__EXERCISE DETAILS__.
Set all the material down again unchanged, without the pictures.

· · ·

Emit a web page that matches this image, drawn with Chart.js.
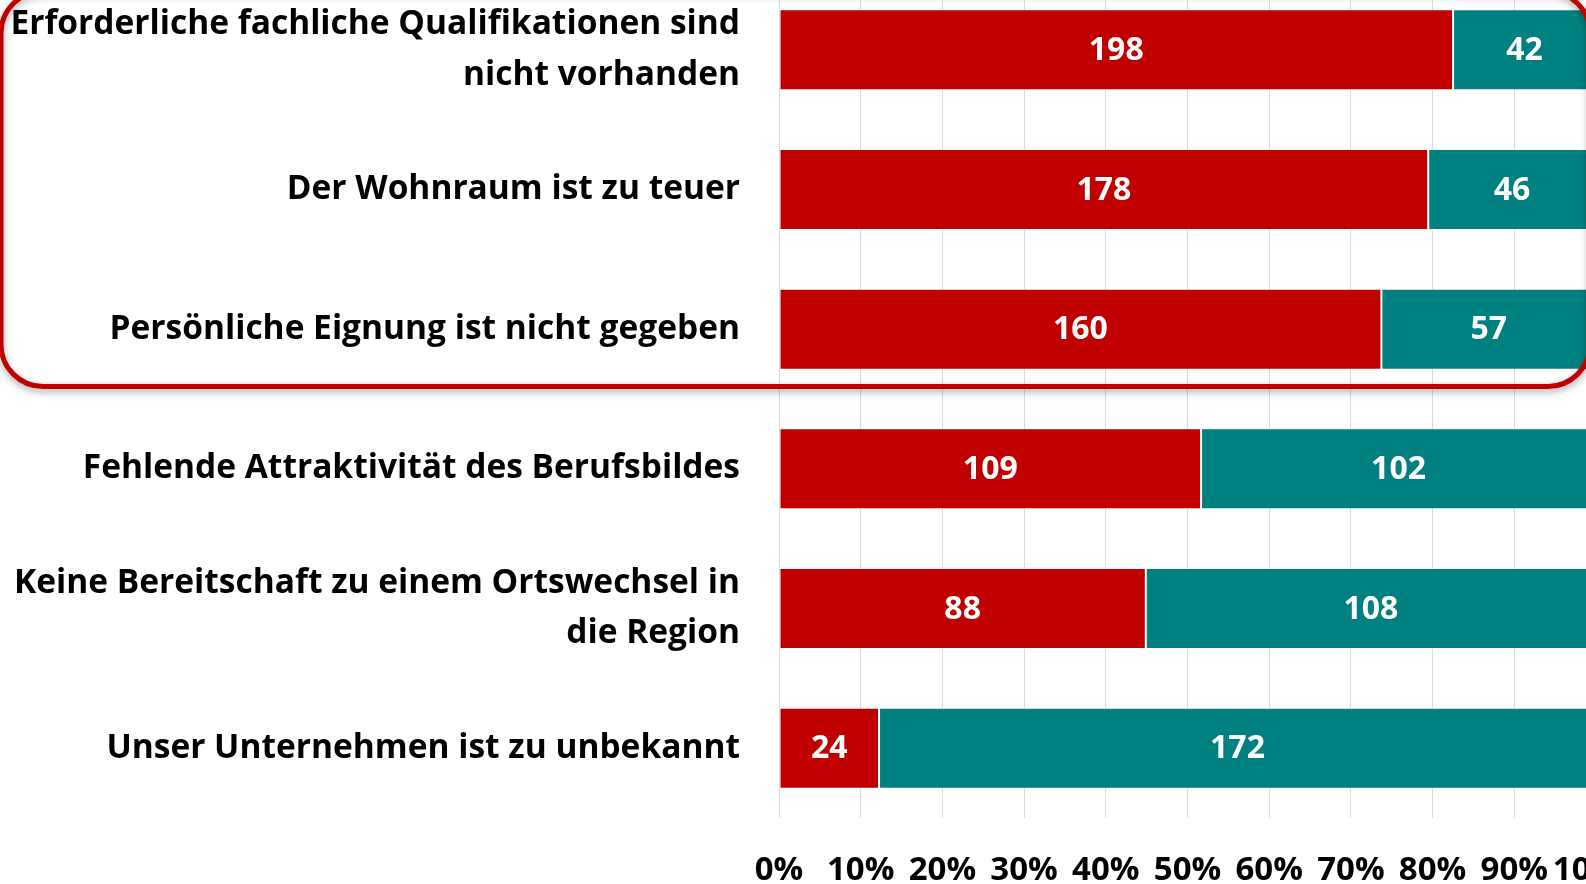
<!DOCTYPE html>
<html>
<head>
<meta charset="utf-8">
<script src="https://cdn.jsdelivr.net/npm/chart.js@4"></script>
<style>
	html, body { margin: 0; padding: 0; background: #fff; overflow: hidden; }
	#wrap { position: absolute; left: 0; top: -20px; width: 1596px; height: 908px; }
</style>
</head>
<body>
<div id="wrap"><canvas id="myChart"></canvas></div>
<script>
var categories = [
	["Erforderliche fachliche Qualifikationen sind", "nicht vorhanden"],
	"Der Wohnraum ist zu teuer",
	"Persönliche Eignung ist nicht gegeben",
	"Fehlende Attraktivität des Berufsbildes",
	["Keine Bereitschaft zu einem Ortswechsel in", "die Region"],
	"Unser Unternehmen ist zu unbekannt",
];
var redCounts = [198, 178, 160, 109, 88, 24];
var tealCounts = [42, 46, 57, 102, 108, 172];
var xTicks = [0, 0.1, 0.2, 0.3, 0.4, 0.5, 0.6, 0.7, 0.8, 0.9, 1];

var FONT = "'Open Sans'";

function share(counts, i) {
	return counts[i] / (redCounts[i] + tealCounts[i]);
}

// white count labels in the middle of each segment
var valueLabels = {
	id: "valueLabels",
	afterDatasetsDraw: function (chart) {
		var ctx = chart.ctx;
		ctx.save();
		ctx.font = "bold 32px " + FONT;
		ctx.fillStyle = "#ffffff";
		ctx.textAlign = "center";
		ctx.textBaseline = "middle";
		chart.data.datasets.forEach(function (ds, i) {
			chart.getDatasetMeta(i).data.forEach(function (bar, j) {
				var p = bar.getProps(["x", "y", "base"], true);
				ctx.fillText(ds.counts[j], (p.x + p.base) / 2, p.y + 1);
			});
		});
		ctx.restore();
	},
};

// red rounded frame around the first three categories
var frame = {
	id: "frame",
	afterDraw: function (chart) {
		var y = chart.scales.y;
		var step = y.getPixelForValue(1) - y.getPixelForValue(0);
		var top = y.getPixelForValue(0) - 0.42 * step;
		var bottom = y.getPixelForValue(2) + 0.41 * step;
		var left = 1;
		var right = chart.chartArea.right - 6;
		var r = 42;
		var ctx = chart.ctx;
		ctx.save();
		ctx.shadowColor = "rgba(0,0,0,0.35)";
		ctx.shadowBlur = 7;
		ctx.shadowOffsetY = 3;
		ctx.strokeStyle = "#C00000";
		ctx.lineWidth = 5;
		ctx.beginPath();
		ctx.roundRect(left, top, right - left, bottom - top, r);
		ctx.stroke();
		ctx.restore();
	},
};

var ctx = document.getElementById("myChart").getContext("2d");

var myChart = new Chart(ctx, {
	type: "bar",
	data: {
		labels: categories,
		datasets: [
			{
				label: "rot",
				data: redCounts.map(function (v, i) { return share(redCounts, i); }),
				counts: redCounts,
				backgroundColor: "#C00000",
				borderColor: "rgba(255,255,255,0.7)",
				borderWidth: 1,
				borderSkipped: false,
			},
			{
				label: "türkis",
				data: tealCounts.map(function (v, i) { return share(tealCounts, i); }),
				counts: tealCounts,
				backgroundColor: "#008080",
				borderColor: "rgba(255,255,255,0.7)",
				borderWidth: 1,
				borderSkipped: false,
			},
		],
	},
	options: {
		indexAxis: "y",
		responsive: true,
		maintainAspectRatio: false,
		animation: false,
		layout: { padding: 0 },
		datasets: {
			bar: { categoryPercentage: 1, barPercentage: 0.58 },
		},
		plugins: {
			legend: { display: false },
			tooltip: { enabled: false },
		},
		scales: {
			x: {
				stacked: true,
				min: 0,
				max: 1,
				afterBuildTicks: function (scale) {
					scale.ticks = xTicks.map(function (v) { return { value: v }; });
				},
				afterFit: function (scale) {
					scale.paddingLeft = 0;
					scale.paddingRight = 0;
					scale.height = 70;
				},
				grid: { color: "#d9d9d9", lineWidth: 1, drawTicks: false },
				border: { display: false },
				ticks: {
					padding: 33,
					color: "#000000",
					maxRotation: 0,
					autoSkip: false,
					font: { family: FONT, size: 33, weight: "bold", lineHeight: 1.2 },
					callback: function (v) {
						return Math.round(v * 100) + "%";
					},
				},
			},
			y: {
				stacked: true,
				afterFit: function (scale) {
					scale.width = 779;
					scale.paddingTop = 0;
					scale.paddingBottom = 0;
				},
				grid: { display: false, drawTicks: false },
				border: { display: false },
				ticks: {
					padding: 39,
					color: "#000000",
					autoSkip: false,
					font: { family: FONT, size: 33.5, weight: "bold", lineHeight: 1.51 },
				},
			},
		},
	},
	plugins: [valueLabels, frame],
});
</script>
</body>
</html>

· · ·

__EXERCISE SOLUTION__.
Emit a web page that matches this image, drawn with Chart.js.
<!DOCTYPE html>
<html>
<head>
<meta charset="utf-8">
<script src="https://cdn.jsdelivr.net/npm/chart.js@4"></script>
<style>
	html, body { margin: 0; padding: 0; background: #fff; overflow: hidden; }
	#wrap { position: absolute; left: 0; top: -20px; width: 1596px; height: 908px; }
</style>
</head>
<body>
<div id="wrap"><canvas id="myChart"></canvas></div>
<script>
var categories = [
	["Erforderliche fachliche Qualifikationen sind", "nicht vorhanden"],
	"Der Wohnraum ist zu teuer",
	"Persönliche Eignung ist nicht gegeben",
	"Fehlende Attraktivität des Berufsbildes",
	["Keine Bereitschaft zu einem Ortswechsel in", "die Region"],
	"Unser Unternehmen ist zu unbekannt",
];
var redCounts = [198, 178, 160, 109, 88, 24];
var tealCounts = [42, 46, 57, 102, 108, 172];
var xTicks = [0, 0.1, 0.2, 0.3, 0.4, 0.5, 0.6, 0.7, 0.8, 0.9, 1];

var FONT = "'Open Sans'";

function share(counts, i) {
	return counts[i] / (redCounts[i] + tealCounts[i]);
}

// white count labels in the middle of each segment
var valueLabels = {
	id: "valueLabels",
	afterDatasetsDraw: function (chart) {
		var ctx = chart.ctx;
		ctx.save();
		ctx.font = "bold 32px " + FONT;
		ctx.fillStyle = "#ffffff";
		ctx.textAlign = "center";
		ctx.textBaseline = "middle";
		chart.data.datasets.forEach(function (ds, i) {
			chart.getDatasetMeta(i).data.forEach(function (bar, j) {
				var p = bar.getProps(["x", "y", "base"], true);
				ctx.fillText(ds.counts[j], (p.x + p.base) / 2, p.y + 1);
			});
		});
		ctx.restore();
	},
};

// red rounded frame around the first three categories
var frame = {
	id: "frame",
	afterDraw: function (chart) {
		var y = chart.scales.y;
		var step = y.getPixelForValue(1) - y.getPixelForValue(0);
		var top = y.getPixelForValue(0) - 0.42 * step;
		var bottom = y.getPixelForValue(2) + 0.41 * step;
		var left = 1;
		var right = chart.chartArea.right - 6;
		var r = 42;
		var ctx = chart.ctx;
		ctx.save();
		ctx.shadowColor = "rgba(0,0,0,0.35)";
		ctx.shadowBlur = 7;
		ctx.shadowOffsetY = 3;
		ctx.strokeStyle = "#C00000";
		ctx.lineWidth = 5;
		ctx.beginPath();
		ctx.roundRect(left, top, right - left, bottom - top, r);
		ctx.stroke();
		ctx.restore();
	},
};

var ctx = document.getElementById("myChart").getContext("2d");

var myChart = new Chart(ctx, {
	type: "bar",
	data: {
		labels: categories,
		datasets: [
			{
				label: "rot",
				data: redCounts.map(function (v, i) { return share(redCounts, i); }),
				counts: redCounts,
				backgroundColor: "#C00000",
				borderColor: "rgba(255,255,255,0.7)",
				borderWidth: 1,
				borderSkipped: false,
			},
			{
				label: "türkis",
				data: tealCounts.map(function (v, i) { return share(tealCounts, i); }),
				counts: tealCounts,
				backgroundColor: "#008080",
				borderColor: "rgba(255,255,255,0.7)",
				borderWidth: 1,
				borderSkipped: false,
			},
		],
	},
	options: {
		indexAxis: "y",
		responsive: true,
		maintainAspectRatio: false,
		animation: false,
		layout: { padding: 0 },
		datasets: {
			bar: { categoryPercentage: 1, barPercentage: 0.58 },
		},
		plugins: {
			legend: { display: false },
			tooltip: { enabled: false },
		},
		scales: {
			x: {
				stacked: true,
				min: 0,
				max: 1,
				afterBuildTicks: function (scale) {
					scale.ticks = xTicks.map(function (v) { return { value: v }; });
				},
				afterFit: function (scale) {
					scale.paddingLeft = 0;
					scale.paddingRight = 0;
					scale.height = 70;
				},
				grid: { color: "#d9d9d9", lineWidth: 1, drawTicks: false },
				border: { display: false },
				ticks: {
					padding: 33,
					color: "#000000",
					maxRotation: 0,
					autoSkip: false,
					font: { family: FONT, size: 33, weight: "bold", lineHeight: 1.2 },
					callback: function (v) {
						return Math.round(v * 100) + "%";
					},
				},
			},
			y: {
				stacked: true,
				afterFit: function (scale) {
					scale.width = 779;
					scale.paddingTop = 0;
					scale.paddingBottom = 0;
				},
				grid: { display: false, drawTicks: false },
				border: { display: false },
				ticks: {
					padding: 39,
					color: "#000000",
					autoSkip: false,
					font: { family: FONT, size: 33.5, weight: "bold", lineHeight: 1.51 },
				},
			},
		},
	},
	plugins: [valueLabels, frame],
});
</script>
</body>
</html>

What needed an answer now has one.